Esta resolução ainda está em vigor.
Em 2011, o então presidente do STF, ministro Cezar Peluso, assinou a Resolução 458, de 22 de Março de 2011, que determinava: “nos casos em que o relator decretar segredo de justiça, as partes serão identificadas apenas pelas iniciais dos nomes e sobrenomes”. E quando os inquéritos fossem autuados, também vigoraria a regra: os nomes seriam omitidos e o investigado seria identificado apenas pelas iniciais, até determinação em contrario do relator. Ocorria, no entanto, que os relatores pareciam desconhecer a regra e não determinavam a transcrição completa do nome nos casos sem necessidade de sigilo. O tribunal passou a ter, por isso, dezenas de inquéritos apenas com as iniciais dos nomes de parlamentares.

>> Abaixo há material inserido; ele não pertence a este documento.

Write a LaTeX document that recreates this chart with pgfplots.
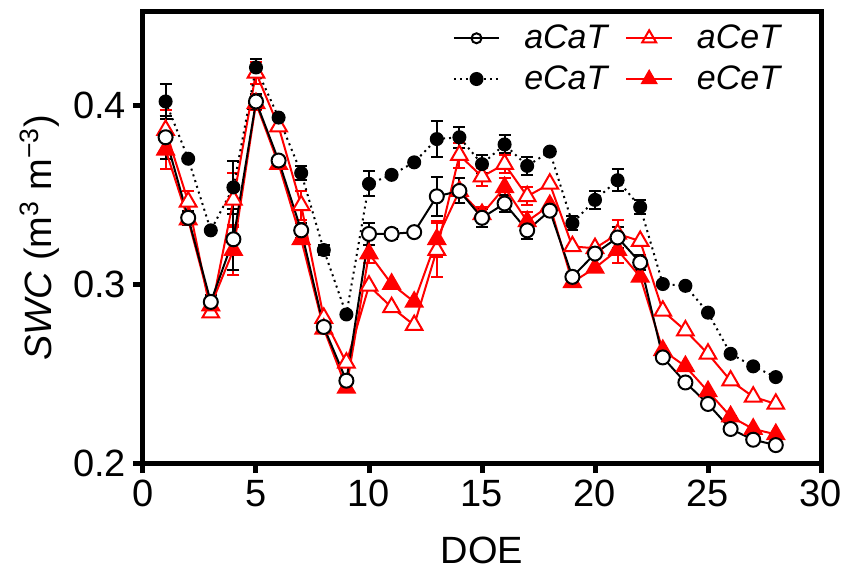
\documentclass[border=0pt]{standalone}
\usepackage{fontspec}
\setmainfont{Liberation Sans}
\usepackage{pgfplots}
\usepackage{pgfplotstable}
\pgfplotsset{compat=1.18}

% x = day of experiment, y = SWC, e = error (0 where the bar hides behind the marker)
\pgfplotstableread{
x y e
1 0.382 0.012
2 0.337 0.004
3 0.290 0.004
4 0.325 0.017
5 0.402 0.004
6 0.369 0
7 0.330 0.004
8 0.276 0.003
9 0.246 0
10 0.328 0.006
11 0.328 0.003
12 0.329 0
13 0.349 0.011
14 0.352 0.007
15 0.337 0.005
16 0.345 0.005
17 0.330 0.005
18 0.341 0
19 0.304 0
20 0.317 0
21 0.326 0.006
22 0.312 0.004
23 0.259 0
24 0.245 0
25 0.233 0
26 0.219 0
27 0.213 0
28 0.210 0
}\aCaT

\pgfplotstableread{
x y e
1 0.402 0.010
2 0.370 0
3 0.330 0
4 0.354 0.015
5 0.421 0.005
6 0.393 0
7 0.362 0.004
8 0.319 0.003
9 0.283 0
10 0.356 0.007
11 0.361 0
12 0.368 0
13 0.381 0.010
14 0.382 0.006
15 0.367 0.005
16 0.378 0.005
17 0.366 0.005
18 0.374 0
19 0.334 0.004
20 0.347 0.005
21 0.358 0.006
22 0.343 0.004
23 0.300 0
24 0.299 0
25 0.284 0
26 0.261 0
27 0.254 0
28 0.248 0
}\eCaT

\pgfplotstableread{
x y e
1 0.386 0.011
2 0.346 0.006
3 0.284 0
4 0.347 0.015
5 0.418 0.006
6 0.388 0
7 0.344 0.008
8 0.281 0
9 0.256 0
10 0.299 0
11 0.287 0
12 0.277 0
13 0.319 0.015
14 0.372 0.007
15 0.360 0.005
16 0.367 0.005
17 0.349 0.005
18 0.356 0
19 0.321 0
20 0.320 0
21 0.328 0.008
22 0.324 0
23 0.285 0
24 0.274 0
25 0.261 0
26 0.246 0
27 0.237 0
28 0.233 0
}\aCeT

\pgfplotstableread{
x y e
1 0.375 0.011
2 0.336 0
3 0.288 0
4 0.319 0.014
5 0.401 0.004
6 0.367 0
7 0.325 0
8 0.275 0
9 0.242 0
10 0.317 0.005
11 0.300 0
12 0.290 0
13 0.325 0.010
14 0.352 0.007
15 0.339 0.004
16 0.354 0.005
17 0.335 0.005
18 0.344 0
19 0.301 0
20 0.309 0
21 0.319 0.007
22 0.304 0
23 0.263 0
24 0.254 0
25 0.240 0
26 0.226 0
27 0.219 0
28 0.216 0
}\eCeT

\begin{document}
\begin{tikzpicture}
\useasboundingbox (-71.5pt,-55pt) rectangle (351pt,231.5pt);
\begin{axis}[
    at={(0,0)}, anchor=south west,
    scale only axis, width=339pt, height=225.5pt,
    xmin=0, xmax=30, ymin=0.2, ymax=0.452,
    xtick={0,5,...,30}, ytick={0.2,0.3,0.4},
    yticklabel style={/pgf/number format/fixed, /pgf/number format/precision=1},
    /pgf/number format/assume math mode=true,
    tick label style={font=\fontsize{19}{19}\selectfont},
    axis line style={line width=2.5pt},
    tick style={line width=2.5pt, black},
    major tick length=5pt,
    tick align=outside,
    xtick pos=bottom, ytick pos=left,
    xlabel={DOE},
    xlabel style={yshift=-8pt},
    ylabel={\textit{SWC} (m\textsuperscript{3} m\textsuperscript{−3})},
    label style={font=\fontsize{19}{19}\selectfont},
    legend columns=2,
    legend style={at={(0.955,0.99)}, anchor=north east, draw=none, fill=none,
        font=\fontsize{17}{17}\selectfont\itshape, row sep=3pt,
        /tikz/every even column/.append style={column sep=7pt},
        /tikz/every odd column/.append style={column sep=10pt}},
    legend image code/.code={\draw[mark repeat=2,mark phase=2] plot coordinates {(0cm,0cm) (0.4cm,0cm) (0.8cm,0cm)};},
    ebar/.style={only marks, mark=none, forget plot,
        error bars/y dir=both, error bars/y explicit,
        error bars/error bar style={#1, line width=1pt, solid},
        error bars/error mark options={#1, line width=1pt, mark size=3pt, solid, rotate=90}},
]
% error bars first, markers on top of them
\addplot[ebar=red] table[x=x, y=y, y error=e] {\aCeT};
\addplot[ebar=red] table[x=x, y=y, y error=e] {\eCeT};
\addplot[ebar=black] table[x=x, y=y, y error=e] {\eCaT};
\addplot[ebar=black] table[x=x, y=y, y error=e] {\aCaT};

% red series first, black on top
\addplot[red, line width=1pt, mark=triangle*, mark size=4.8pt, mark options={fill=white, solid}, forget plot]
    table[x=x, y=y] {\aCeT};
\addplot[red, line width=1pt, mark=triangle*, mark size=4.8pt, mark options={fill=red, solid}, forget plot]
    table[x=x, y=y] {\eCeT};
\addplot[black, line width=1pt, dotted, mark=*, mark size=3pt, mark options={fill=black, solid}, forget plot]
    table[x=x, y=y] {\eCaT};
\addplot[black, line width=1pt, mark=*, mark size=3.5pt, mark options={fill=white, solid}, forget plot]
    table[x=x, y=y] {\aCaT};

\addlegendimage{black, line width=1pt, mark=o, mark size=2.5pt}
\addlegendentry{aCaT}
\addlegendimage{red, line width=1pt, mark=triangle, mark size=4pt}
\addlegendentry{aCeT}
\addlegendimage{black, line width=1pt, dotted, mark=*, mark size=3pt, mark options={solid}}
\addlegendentry{eCaT}
\addlegendimage{red, line width=1pt, mark=triangle*, mark size=4pt}
\addlegendentry{eCeT}
\end{axis}
\end{tikzpicture}
\end{document}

Em abril de 2013, após a repercussão negativa da proteção aos nomes de parlamentares investigados no STF, o presidente Joaquim Barbosa assinou nova resolução – 501, de 17 de abril de 2013 – para determinar que, na autuação dos inquéritos e das ações penais, investigados e réus seriam identificados pelos nomes completos, salvo determinação posterior do relator.
O Supremo pode, nos próximo meses, rediscutir esta regulamentação. Mas uma proposta de mudança, mesmo que seja em prol de alguma transparência, sofrerá resistências, internas e externas.